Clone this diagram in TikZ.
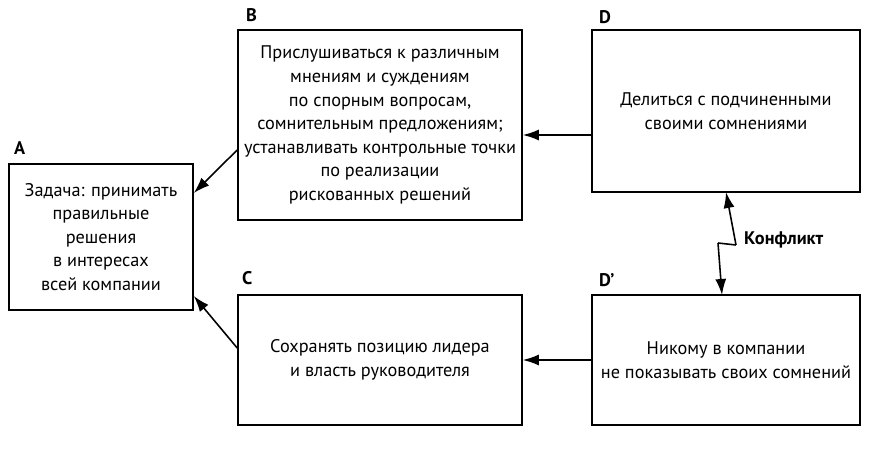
\documentclass[tikz,border=0pt]{standalone}
\usepackage{fontspec}
\setmainfont{PT Sans}
\usetikzlibrary{arrows.meta}

\begin{document}
\begin{tikzpicture}[x=0.02cm, y=-0.02cm,
	box/.style={draw, line width=0.9pt, align=center, font=\fontsize{10.4}{13.4}\selectfont, inner sep=2pt},
	tag/.style={font=\bfseries\fontsize{10.4}{12}\selectfont, anchor=west},
	arr/.style={line width=0.9pt, -{Latex[length=3.2mm, width=2.2mm]}}]
	\useasboundingbox (0,0) rectangle (875,455);

	\node[tag] (lA) at (8,148) {A};
	\node[tag] (lB) at (240,15) {B};
	\node[tag] (lC) at (236,278) {C};
	\node[tag] (lD) at (593,17) {D};
	\node[tag] (lD2) at (593,280) {D'};

	% boxes
	\node[box, minimum width=184*0.02cm, minimum height=146*0.02cm] (A) at (101,237)
		{Задача: принимать\\ правильные\\ решения\\ в интересах\\ всей компании};
	\node[box, minimum width=284*0.02cm, minimum height=190*0.02cm] (B) at (380,125)
		{Прислушиваться к различным\\ мнениям и суждениям\\ по спорным вопросам,\\ сомнительным предложениям;\\ устанавливать контрольные точки\\ по реализации\\ рискованных решений};
	\node[box, minimum width=284*0.02cm, minimum height=130*0.02cm] (C) at (380,360)
		{Сохранять позицию лидера\\ и власть руководителя};
	\node[box, minimum width=268*0.02cm, minimum height=162*0.02cm] (D) at (726,111)
		{Делиться с подчиненными\\ своими сомнениями};
	\node[box, minimum width=268*0.02cm, minimum height=130*0.02cm] (D2) at (726,360)
		{Никому в компании\\ не показывать своих сомнений};

	\coordinate (k1) at (736,245);
	\coordinate (k2) at (718,243);
	\coordinate (kD) at (726,192);
	\coordinate (kD2) at (722,295);
	\node[font=\bfseries\fontsize{10.4}{12}\selectfont, anchor=west] (K) at (738,240) {Конфликт};

	% connectors
	\draw[arr] (B.west |- 0,150) -- (A.east |- 0,193);
	\draw[arr] (C.west |- 0,348) -- (A.east |- 0,296);
	\draw[arr] (D.west |- 0,135) -- (B.east |- 0,135);
	\draw[arr] (D2.west |- 0,360) -- (C.east |- 0,360);
	\draw[arr] (k1) -- (kD);
	\draw[line width=0.9pt] (k1) -- (k2);
	\draw[arr] (k2) -- (kD2);
\end{tikzpicture}
\end{document}
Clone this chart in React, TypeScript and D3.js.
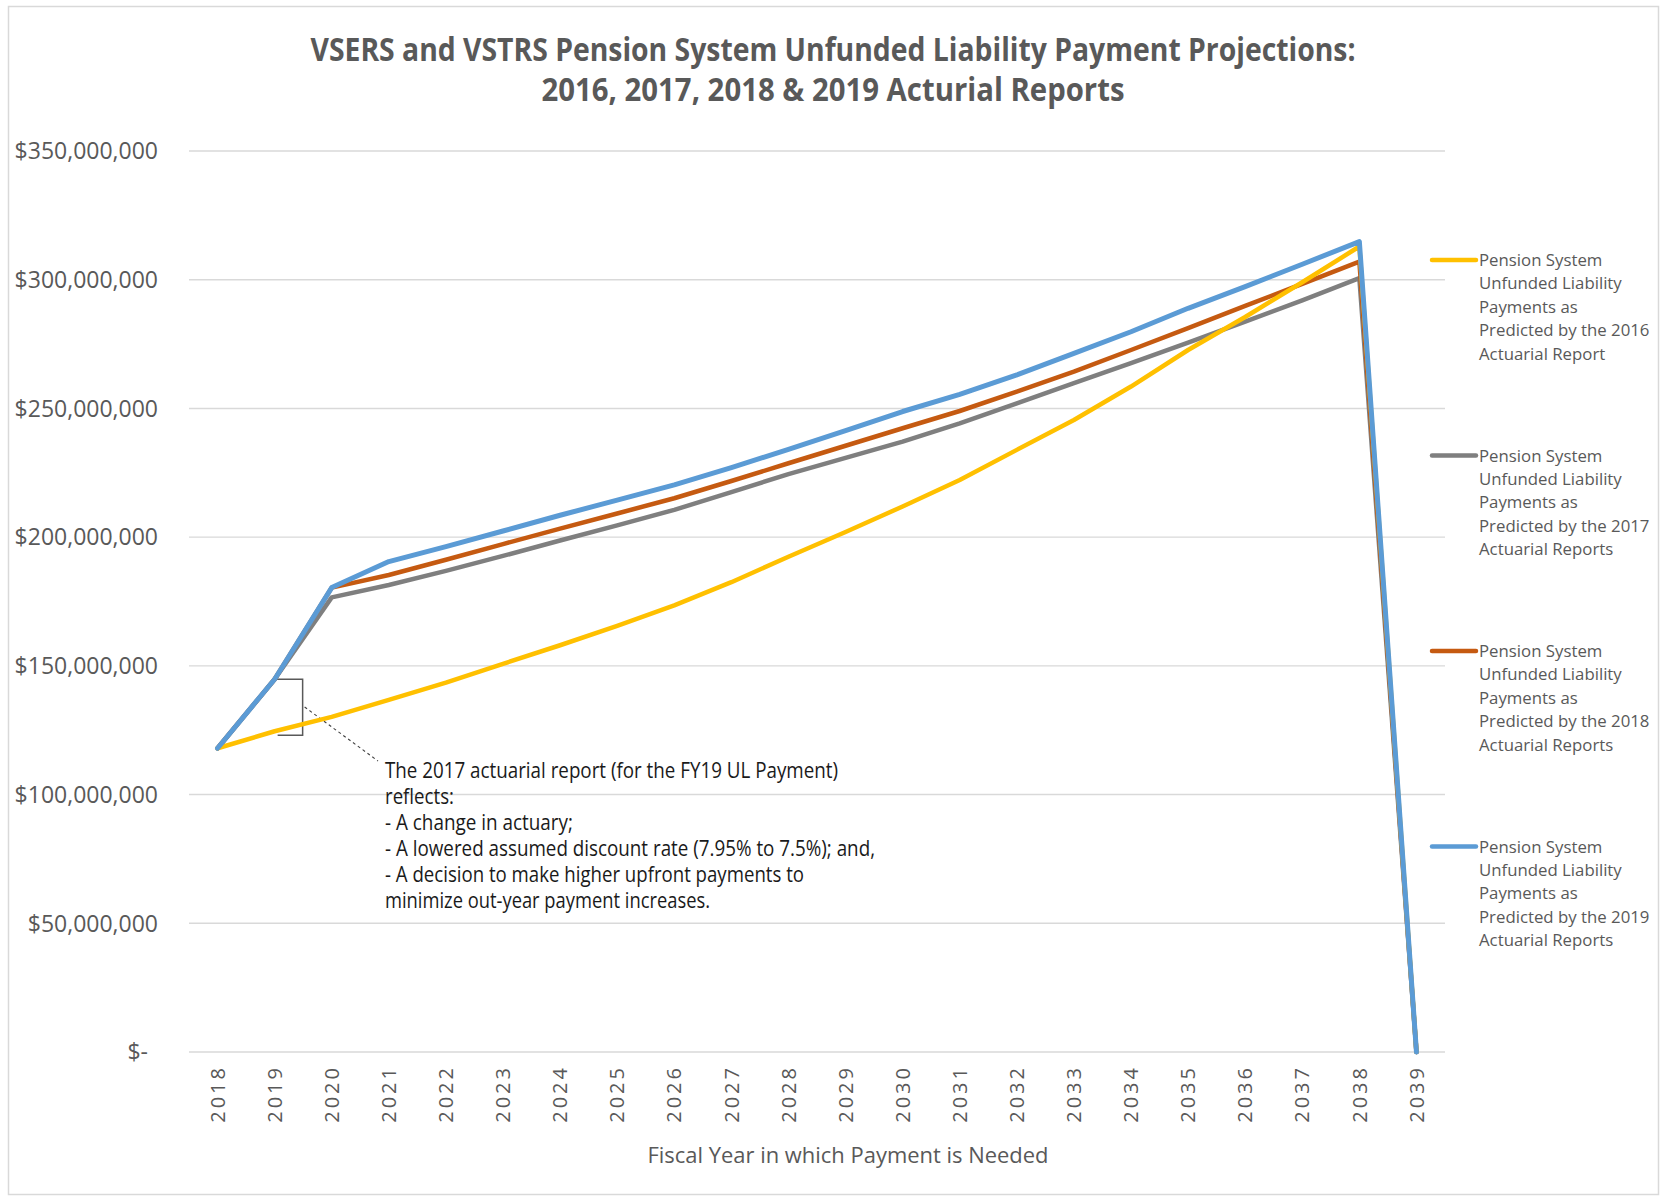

————————

Give back each entry exactly as it appears, with no pictures.

Written reply
Clone this diagram in TikZ.
\documentclass[tikz,border=0pt]{standalone}
\usepackage{fontspec}
\setmainfont{PT Sans}
\usetikzlibrary{arrows.meta}

\begin{document}
\begin{tikzpicture}[x=0.02cm, y=-0.02cm,
	box/.style={draw, line width=0.9pt, align=center, font=\fontsize{10.4}{13.4}\selectfont, inner sep=2pt},
	tag/.style={font=\bfseries\fontsize{10.4}{12}\selectfont, anchor=west},
	arr/.style={line width=0.9pt, -{Latex[length=3.2mm, width=2.2mm]}}]
	\useasboundingbox (0,0) rectangle (875,455);

	\node[tag] (lA) at (8,148) {A};
	\node[tag] (lB) at (240,15) {B};
	\node[tag] (lC) at (236,278) {C};
	\node[tag] (lD) at (593,17) {D};
	\node[tag] (lD2) at (593,280) {D'};

	% boxes
	\node[box, minimum width=184*0.02cm, minimum height=146*0.02cm] (A) at (101,237)
		{Задача: принимать\\ правильные\\ решения\\ в интересах\\ всей компании};
	\node[box, minimum width=284*0.02cm, minimum height=190*0.02cm] (B) at (380,125)
		{Прислушиваться к различным\\ мнениям и суждениям\\ по спорным вопросам,\\ сомнительным предложениям;\\ устанавливать контрольные точки\\ по реализации\\ рискованных решений};
	\node[box, minimum width=284*0.02cm, minimum height=130*0.02cm] (C) at (380,360)
		{Сохранять позицию лидера\\ и власть руководителя};
	\node[box, minimum width=268*0.02cm, minimum height=162*0.02cm] (D) at (726,111)
		{Делиться с подчиненными\\ своими сомнениями};
	\node[box, minimum width=268*0.02cm, minimum height=130*0.02cm] (D2) at (726,360)
		{Никому в компании\\ не показывать своих сомнений};

	\coordinate (k1) at (736,245);
	\coordinate (k2) at (718,243);
	\coordinate (kD) at (726,192);
	\coordinate (kD2) at (722,295);
	\node[font=\bfseries\fontsize{10.4}{12}\selectfont, anchor=west] (K) at (738,240) {Конфликт};

	% connectors
	\draw[arr] (B.west |- 0,150) -- (A.east |- 0,193);
	\draw[arr] (C.west |- 0,348) -- (A.east |- 0,296);
	\draw[arr] (D.west |- 0,135) -- (B.east |- 0,135);
	\draw[arr] (D2.west |- 0,360) -- (C.east |- 0,360);
	\draw[arr] (k1) -- (kD);
	\draw[line width=0.9pt] (k1) -- (k2);
	\draw[arr] (k2) -- (kD2);
\end{tikzpicture}
\end{document}
Clone this chart in React, TypeScript and D3.js.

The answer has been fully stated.